To gain insights into the dataset, we can visualize the samples based on their features. The following scatter plot represents the wine samples in a 2D space, with ‘proline’ on the x-axis and ‘hue’ on the y-axis. Different colors indicate the two classes, making it easier to observe any potential patterns or separations between the classes.

# Scatter plot to visualize the data
plt.scatter(X[:, 0], X[:, 1], c=y)
plt.xlabel('Proline')
plt.ylabel('Hue')
plt.title('Scatter Plot of Wine Dataset')
Text(0.5, 1.0, 'Scatter Plot of Wine Dataset')

Modelling for Wine Dataset

Now that we have preprocessed the data and gained some initial insights, we can build a classification model using Gaussian Naive Bayes.

from scipy.stats import multivariate_normal

# Create an instance of the Gaussian Naive Bayes model
wine_model = GaussianNaiveBayes()

# Fit the model to the preprocessed dataset
wine_model.fit(X, y)

Decision Boundary

To understand how the model separates the two classes, we can visualize the decision boundary. The decision boundary represents the region where the model assigns different class labels. In our case, it shows how the model distinguishes Class 0 from Class 1 based on the ‘proline’ and ‘hue’ features.

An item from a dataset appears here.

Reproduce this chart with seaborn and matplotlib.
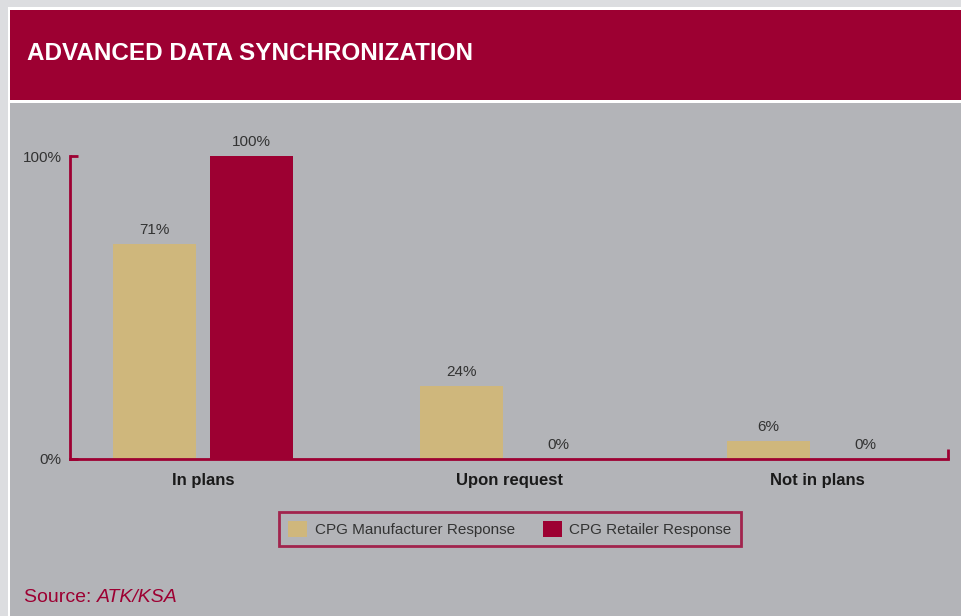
import matplotlib
matplotlib.use("Agg")
import matplotlib.pyplot as plt
from matplotlib.patches import Rectangle
import pandas as pd
import seaborn as sns

# data
categories = ["In plans", "Upon request", "Not in plans"]
manufacturer = [71, 24, 6]
retailer = [100, 0, 0]
series_names = ["CPG Manufacturer Response", "CPG Retailer Response"]

RED = "#9d0032"
TAN = "#cfb77c"
PANEL = "#b3b4b8"
OUTER = "#dcdde0"
TEXT = "#333333"

df = pd.DataFrame({
    "Category": categories * 2,
    "Series": [series_names[0]] * 3 + [series_names[1]] * 3,
    "Value": manufacturer + retailer,
})

sns.set_style("white")
plt.rcParams["font.family"] = ["Liberation Sans", "DejaVu Sans"]

W, H = 961, 616
fig = plt.figure(figsize=(W / 100, H / 100), dpi=100, facecolor=OUTER)

# page frame: white edge, red header band, grey panel
fig.patches.append(Rectangle((8 / W, 0), 1, 1 - 7 / H, transform=fig.transFigure,
                             facecolor="white", edgecolor="none", zorder=-3))
fig.patches.append(Rectangle((10 / W, 1 - 100 / H), 1, 90 / H, transform=fig.transFigure,
                             facecolor=RED, edgecolor="none", zorder=-2))
fig.patches.append(Rectangle((10 / W, 0), 1, 1 - 103 / H, transform=fig.transFigure,
                             facecolor=PANEL, edgecolor="none", zorder=-2))

fig.text(27 / W, 1 - 53 / H, "ADVANCED DATA SYNCHRONIZATION", color="white",
         fontsize=17.5, fontweight="bold", va="center", ha="left")

ax = fig.add_axes([70 / W, 1 - 459 / H, (948 - 70) / W, (459 - 156) / H])
ax.set_facecolor("none")

sns.barplot(data=df, x="Category", y="Value", hue="Series",
            palette=[TAN, RED], width=0.632, gap=0.146, saturation=1,
            linewidth=0, ax=ax, zorder=2)

for cont in ax.containers:
    ax.bar_label(cont, fmt="{:.0f}%", padding=5, fontsize=11, color=TEXT)

xmax = 2 + (948 - 817) / 307
ax.set_xlim(-(203 - 70) / 307, xmax)
ax.set_ylim(0, 100)
ax.set_yticks([0, 100])
ax.set_yticklabels(["0%", "100%"])
ax.set_xlabel("")
ax.set_ylabel("")

for side in ["top", "right"]:
    ax.spines[side].set_visible(False)
for side in ["left", "bottom"]:
    ax.spines[side].set_color(RED)
    ax.spines[side].set_linewidth(2)
    ax.spines[side].set_zorder(5)

ax.tick_params(axis="y", left=True, direction="in", length=6, width=2, color=RED,
               labelsize=11, labelcolor=TEXT, pad=6)
ax.tick_params(axis="x", which="major", bottom=True, length=0, pad=10, labelsize=12,
               labelcolor="#1a1a1a")
for lbl in ax.get_xticklabels():
    lbl.set_fontweight("bold")
ax.set_xticks([xmax], minor=True)
ax.tick_params(axis="x", which="minor", bottom=True, direction="in", length=7,
               width=2, color=RED)

handles, labels = ax.get_legend_handles_labels()
ax.get_legend().remove()
leg = fig.legend(handles, labels, loc="center", ncol=2,
                 bbox_to_anchor=(510 / W, 1 - 529 / H), fontsize=11,
                 frameon=True, fancybox=False, facecolor=PANEL, edgecolor=RED,
                 handlelength=1.25, handleheight=1.25, handletextpad=0.5,
                 columnspacing=1.8, borderpad=0.6, labelcolor=TEXT)
leg.get_frame().set_linewidth(2)

src = fig.text(24 / W, 1 - 598 / H, "Source: ", color=RED, fontsize=14,
               va="center", ha="left")
ax.annotate("ATK/KSA", xy=(1, 0.5), xycoords=src, va="center", ha="left",
            color=RED, fontsize=14, fontstyle="italic", annotation_clip=False)

fig.savefig("out.png", dpi=100, facecolor=OUTER)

# Plot the decision boundary of the Gaussian Naive Bayes model
plot_decision_boundary(wine_model, X, y)

This visualization helps us understand how the model’s predictions are made and how it classifies new wine samples based on their ‘proline’ and ‘hue’ attributes. It also allows us to see any regions where the model might make uncertain predictions.

In summary, the Wine dataset provides a real-world example of applying the Gaussian Naive Bayes algorithm for classification, and visualizations help us understand the model’s behavior in a 2D feature space.